While the world was watching the athletes compete in the 2022 Olympic Winter Games in Beijing, Morgan Lewis was watching the referees. Specifically, the referees at the women’s hockey games as associate Kelly E. Cooke took to the ice for three games, including the gold medal competition between the United States and Canada.
Kelly played college hockey at Princeton and on a professional level for the Boston Blades and the Boston Pride. She is one of the first four women to officiate at the National Hockey League (NHL) level and one of 12 referees from around the world who officiated the women’s hockey tournament at the Olympics.
Drawn in by the excitement of the game, Kelly shares how her hockey career evolved and how she translates her lessons from the ice to the practice of law.
I started playing hockey when I was 4 years old. My parents had signed my older brother up for hockey and I wanted to follow in his footsteps. I think what draws me to hockey is the speed and unpredictability of the game. The game can change in a split second, so it’s always exciting.
Being one of the first female officials to work an NHL-level game was a privilege. Knowing how many female officials have come before me made me realize just how important it is to continue breaking barriers and opening doors for future generations. It isn’t always easy or comfortable to be one of the first, but I’m happy to play a small role in providing more opportunities for those that come after me.

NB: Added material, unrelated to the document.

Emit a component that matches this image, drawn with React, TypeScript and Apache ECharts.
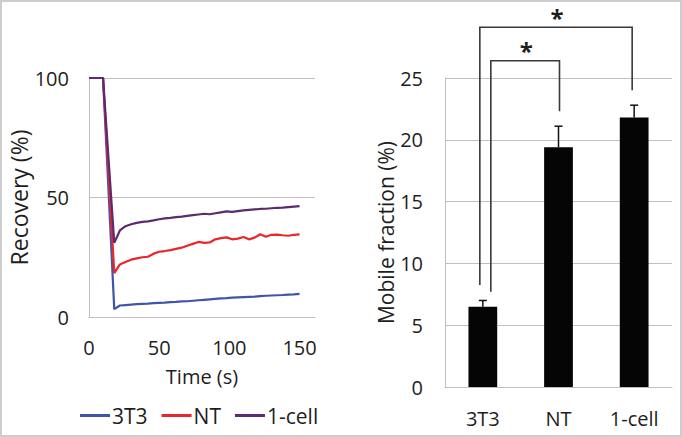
import React, { useEffect, useRef } from "react";
import * as echarts from "echarts";

// ---- Left chart: FRAP recovery curves ----
const times = [0, 5, 10, 18, 22, 26, 30, 34, 38, 42, 46, 50, 54, 58, 62, 66, 70, 74, 78, 82, 86, 90, 94, 98, 102, 106, 110, 114, 118, 122, 126, 130, 134, 138, 142, 146, 150];
const rec3T3 = [100, 100, 100, 3.3, 4.8, 5.0, 5.2, 5.4, 5.5, 5.6, 5.8, 5.9, 6.0, 6.2, 6.3, 6.5, 6.6, 6.8, 7.0, 7.2, 7.4, 7.6, 7.8, 7.9, 8.1, 8.2, 8.3, 8.4, 8.5, 8.7, 8.9, 9.0, 9.1, 9.2, 9.4, 9.5, 9.7];
const recNT = [100, 100, 100, 18.4, 22.0, 23.0, 24.0, 24.5, 25.0, 25.2, 26.5, 27.3, 27.6, 28.0, 28.5, 29.0, 29.8, 30.6, 31.4, 31.0, 31.2, 32.5, 33.0, 33.3, 32.5, 32.8, 33.5, 32.5, 33.2, 34.6, 33.6, 34.4, 34.5, 34.2, 34.0, 34.4, 34.6];
const rec1cell = [100, 100, 100, 31.0, 36.2, 38.0, 38.8, 39.4, 39.8, 40.0, 40.4, 40.9, 41.3, 41.5, 41.8, 42.0, 42.3, 42.6, 42.9, 43.2, 43.0, 43.4, 43.8, 44.2, 44.0, 44.3, 44.6, 44.8, 45.0, 45.2, 45.3, 45.5, 45.7, 45.8, 46.0, 46.2, 46.4];
const seriesNames = ["3T3", "NT", "1-cell"];

// ---- Right chart: mobile fraction ----
const groups = ["3T3", "NT", "1-cell"];
const mobileFraction = [6.5, 19.4, 21.8];
const mobileError = [0.5, 1.7, 1.0];
// significance brackets: [fromIndex, toIndex, leftBottomY, rightBottomY, topY]
const brackets = [
  [0, 2, 8.25, 24.0, 29.1],
  [0, 1, 7.7, 22.3, 26.4],
];
const bracketLabels = ["*", "*"];

// styling offsets (pixels) for bracket ends
const BRACKET_DX = [
  [-3, -2],
  [8, 1],
];

const FONT = "'Open Sans', 'Liberation Sans', sans-serif";
const TXT = "#1e1e1e";
const GRID = "#bfbfbf";
const COLORS = ["#3f55aa", "#e8262b", "#5c2a72"];
const FS = 20;

export default function App() {
  const ref = useRef<HTMLDivElement>(null);
  useEffect(() => {
    if (!ref.current) return;
    const chart = echarts.init(ref.current, undefined, { renderer: "svg" });
    const lineData = [rec3T3, recNT, rec1cell];
    const option: any = {
      animation: false,
      backgroundColor: "#ffffff",
      textStyle: { fontFamily: FONT, color: TXT },
      legend: {
        left: 80,
        top: 405,
        padding: 0,
        itemWidth: 30,
        itemHeight: 3,
        itemGap: 14,
        icon: "rect",
        data: seriesNames,
        textStyle: { fontFamily: FONT, fontSize: 21, color: TXT, padding: [0, 0, 0, -3] },
      },
      grid: [
        { left: 89, top: 78, width: 226, height: 239 },
        { left: 445, top: 78, width: 227, height: 309 },
      ],
      xAxis: [
        {
          gridIndex: 0,
          type: "value",
          min: 0,
          max: 161,
          interval: 50,
          name: "Time (s)",
          nameLocation: "middle",
          nameGap: 49,
          nameTextStyle: { fontFamily: FONT, fontSize: FS, color: TXT },
          axisLine: { show: true, lineStyle: { color: GRID, width: 1 } },
          axisTick: { show: false },
          splitLine: { show: false },
          axisLabel: { fontFamily: FONT, fontSize: FS, color: TXT, margin: 20, showMaxLabel: false },
        },
        {
          gridIndex: 1,
          type: "category",
          data: groups,
          axisLine: { show: true, lineStyle: { color: GRID, width: 1 } },
          axisTick: { show: false },
          axisLabel: { fontFamily: FONT, fontSize: FS, color: TXT, margin: 21 },
        },
      ],
      yAxis: [
        {
          gridIndex: 0,
          type: "value",
          min: 0,
          max: 100,
          interval: 50,
          name: "Recovery (%)",
          nameLocation: "middle",
          nameGap: 58,
          nameTextStyle: { fontFamily: FONT, fontSize: 23, color: TXT },
          axisLine: { show: true, lineStyle: { color: GRID, width: 1 } },
          axisTick: { show: false },
          splitLine: { show: true, lineStyle: { color: GRID, width: 1 } },
          axisLabel: { fontFamily: FONT, fontSize: FS, color: TXT, margin: 20 },
        },
        {
          gridIndex: 1,
          type: "value",
          min: 0,
          max: 25,
          interval: 5,
          name: "Mobile fraction (%)",
          nameLocation: "middle",
          nameGap: 48,
          nameTextStyle: { fontFamily: FONT, fontSize: 21, color: TXT },
          axisLine: { show: true, lineStyle: { color: GRID, width: 1 } },
          axisTick: { show: false },
          splitLine: { show: true, lineStyle: { color: GRID, width: 1 } },
          axisLabel: { fontFamily: FONT, fontSize: FS, color: TXT, margin: 22 },
        },
      ],
      series: [
        ...seriesNames.map((name, k) => ({
          name,
          type: "line",
          xAxisIndex: 0,
          yAxisIndex: 0,
          data: times.map((t, i) => [t, lineData[k][i]]),
          symbol: "none",
          color: COLORS[k],
          lineStyle: { width: 2.2, color: COLORS[k] },
          z: 2 + k,
        })),
        {
          name: "Mobile fraction",
          type: "bar",
          xAxisIndex: 1,
          yAxisIndex: 1,
          data: mobileFraction,
          barWidth: "38%",
          itemStyle: { color: "#050505" },
        },
        {
          name: "error",
          type: "custom",
          xAxisIndex: 1,
          yAxisIndex: 1,
          clip: false,
          z: 5,
          data: mobileFraction.map((v, i) => [i, v, mobileError[i]]),
          renderItem: (params: any, api: any) => {
            const i = api.value(0);
            const v = api.value(1);
            const e = api.value(2);
            const p0 = api.coord([i, v]);
            const p1 = api.coord([i, v + e]);
            return {
              type: "group",
              children: [
                { type: "line", shape: { x1: p0[0], y1: p0[1], x2: p1[0], y2: p1[1] }, style: { stroke: "#111", lineWidth: 1.5 } },
                { type: "line", shape: { x1: p1[0] - 4, y1: p1[1], x2: p1[0] + 4, y2: p1[1] }, style: { stroke: "#111", lineWidth: 1.5 } },
              ],
            };
          },
        },
        {
          name: "brackets",
          type: "custom",
          xAxisIndex: 1,
          yAxisIndex: 1,
          clip: false,
          z: 6,
          data: brackets,
          renderItem: (params: any, api: any) => {
            const idx = params.dataIndex;
            const a = api.value(0);
            const b = api.value(1);
            const pl = api.coord([a, api.value(2)]);
            const pr = api.coord([b, api.value(3)]);
            const pt = api.coord([a, api.value(4)]);
            const xl = pl[0] + BRACKET_DX[idx][0];
            const xr = pr[0] + BRACKET_DX[idx][1];
            const yt = pt[1];
            return {
              type: "group",
              children: [
                {
                  type: "polyline",
                  shape: { points: [[xl, pl[1]], [xl, yt], [xr, yt], [xr, pr[1]]] },
                  style: { stroke: "#3a3a3a", lineWidth: 1.6, fill: "none" },
                },
                {
                  type: "text",
                  style: {
                    text: bracketLabels[idx],
                    x: (xl + xr) / 2 + 1,
                    y: yt - 10,
                    align: "center",
                    verticalAlign: "middle",
                    fontSize: 24,
                    fontWeight: "bold",
                    fontFamily: FONT,
                    fill: "#1e1e1e",
                  },
                },
              ],
            };
          },
        },
      ],
    };
    chart.setOption(option);
    return () => chart.dispose();
  }, []);
  return (
    <div style={{ position: "absolute", left: 0, top: 0, width: 682, height: 437 }}>
      <div ref={ref} style={{ position: "absolute", left: 0, top: 0, width: 682, height: 437 }} />
      <div
        style={{
          position: "absolute",
          left: 0,
          top: 0,
          width: 682,
          height: 437,
          boxSizing: "border-box",
          border: "2px solid #cdcdcd",
          pointerEvents: "none",
        }}
      />
    </div>
  );
}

The selection process for the Olympics was based on my performance at various international tournaments over the previous six years. I was then selected to officiate at the Women’s World Championship in Calgary this past summer, which is the highest-level tournament in non-Olympic years. The final piece was a training camp in Denmark in early November, which consisted of off-ice physical testing. The International Ice Hockey Federation looks at each piece of the puzzle in order to determine which referees to select for the Olympic Games.
My top two experiences at the Olympics were the opening ceremonies and officiating the gold medal game. It really sunk in at the opening ceremonies just how lucky we were to be a part of the Olympic Games, and watching the best athletes from all over the world walk in the parade was pretty special.
Working the gold medal game was the pinnacle of my officiating career. I grew up watching the United States and Canada fight for the gold medal, so to witness that rivalry on the biggest stage was pretty amazing. Knowing just how much those women have done to grow the sport in North America and beyond made that moment even more special.
The biggest lesson from hockey that applies to my legal career is teamwork. Knowing that the team succeeds when every member is doing their job and focusing on our success as a whole applies both on and off the ice.